The process has been described in detail by those actually involved in the trade:

"First we try to get it to stick its head out, and then when it does, we chop it off right there and then. But if we can't, we'll break the shell and then take his head off, which usually takes a minute and a half." Schulke said a turtle's head can live for an hour after being severed, exacerbating the cruelty when the head isn't killed directly with a brain pith. It's grisly, but experts like the University of California-Davis's Joy Mench say there's no better way. (1)

TESCO repeatedly make false and misleading claims regarding animal welfare standards. Nowhere is this more evident than in the treatment turtles receive in their Chinese supermarkets.


Claims of "farm" origin are dubious at best (many "farms" are nothing more than laundering operations for the wild-caught trade) and in any event this in no way addresses the humane issues raised.

"We believe however that it would be wrong to impose our values on other countries,regardless of local feeling, attitudes and tradition"

It is interesting that the board of Tesco clearly agree with the gross abuse of animals that is routine in China, and clearly, by this warped logic,  must also agree with the routine murder of female (human) children that is also part of that "culture". Are Tesco seriously claiming that there are no values that they are not prepared to sacrifice for a quick profit? Merely because something is in current practice within a particular culture, does that make it right?

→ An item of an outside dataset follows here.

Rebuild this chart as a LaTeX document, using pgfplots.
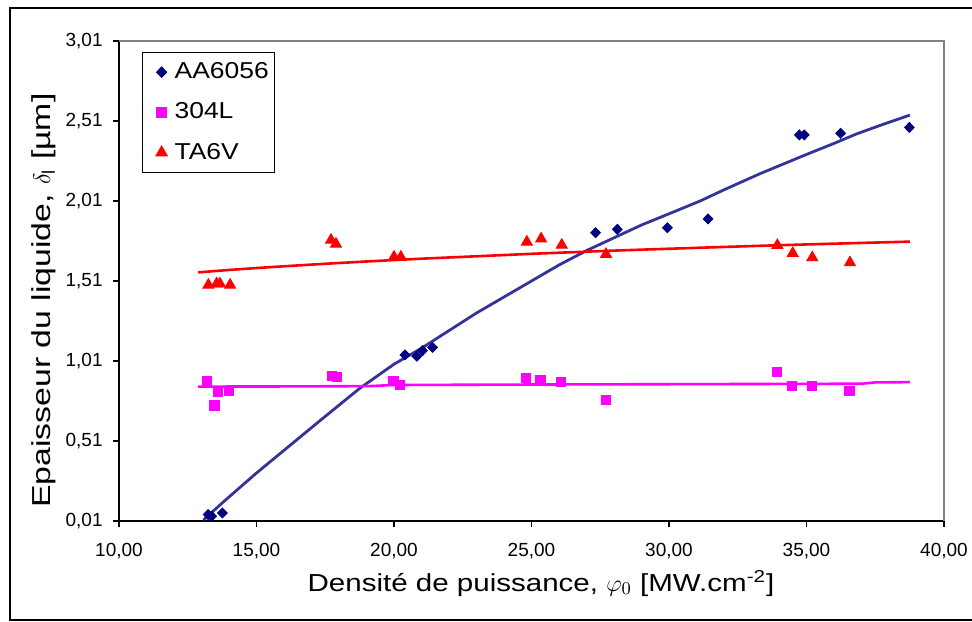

Does that mean we should all join in? Or, should we abide by the standards WE hold to be important? Participating in abuse, whether of humans or animals , is WRONG.

The Tortoise Trust finds Tesco's attitude ethically repugnant and morally bankrupt. They certainly won't win any philosophical debating awards with ludicrous, self-serving arguments like this!

A full campaign targetting Tesco will be launched shortly.



(1) Culture vs. Cruelty by Karla Solheim, Mother Jones Magazine, San Francisco. March 2000.